Global markets have been buoyed this week by a growing sense that central banks are on the brink of easing monetary policy to support growth, and on Thursday the ECB did not disappoint.
It said that it would restart its bond-buying quantitative easing program to boost liquidity, provide support for struggling banks and reduce borrowing costs deeper into negative territory in a bid to kick-start lending.
The central bank said that it would not lift rates until inflation moved toward its goal of just less than 2 percent over the medium term.
The announcement, while slightly short of expectations, was broadly cheered by markets, sending equities in Europe and New York higher.
“In the end, it wasn’t a big bazooka, but ECB President Mario Draghi did his level best trying to convince investors that monetary policy will remain extremely accommodative for some considerable time to come,” National Australia Bank Ltd senior market strategist Gavin Friend said.
The news also provided further hope that the US Federal Reserve would cut rates at its meeting next week, even though data showed a jump in US inflation last month.
Investors were given an extra fillip by a Bloomberg News report that US officials were considering an interim trade deal with China that could freeze or cancel some tariffs if Beijing agrees to commitments on intellectual property and agricultural purchases.
The report, citing five unnamed sources, came as tensions between the two sides show signs of easing ahead of high-level talks in Washington next month.
China has said that it would remove some US goods from its tariffs list — with big-ticket items including pork and soybeans now also being considered — while US President Donald Trump announced a delay to some levies on Chinese imports.
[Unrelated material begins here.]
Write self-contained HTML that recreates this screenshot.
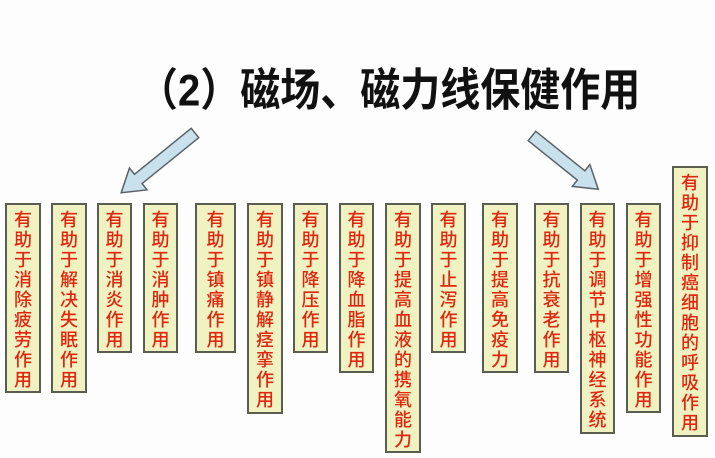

“A lot of people are talking about, and I see a lot of analysts are saying: an interim deal, meaning we’ll do pieces of it, the easy ones first,” Bloomberg quoted Trump as saying on Thursday. “But there’s no easy or hard. There’s a deal or there’s not a deal, but it’s something we would consider.”
Also, US Secretary of the Treasury Steven Mnuchin said that he was “cautiously optimistic” about an agreement being reached, telling CNBC: “We want to make meaningful progress.”
Tokyo’s Nikkei 225 on Friday rose 228.68 points, or 1.1 percent, to 21,988.29, surging 3.7 percent from a close of 21,199.57 on Sept. 6.
Hong Kong Hang Seng on Friday climbed 265.06 points, or 1 percent, to 27,352.69, a jump of 2.5 percent from 26,690.76 a week earlier.
Sydney rose 0.2 percent and Singapore ended 0.5 percent higher. Manila, Bangkok and Jakarta also rose, but Wellington struggled.
Taipei, Shanghai and Seoul were closed for the Mid-Autumn Festival holiday.
On Thursday, the TAIEX edged up 37.20 points, or 0.3 percent, to 10,827.55, gaining 0.4 percent from a close of 10,780.64 on Sept. 6.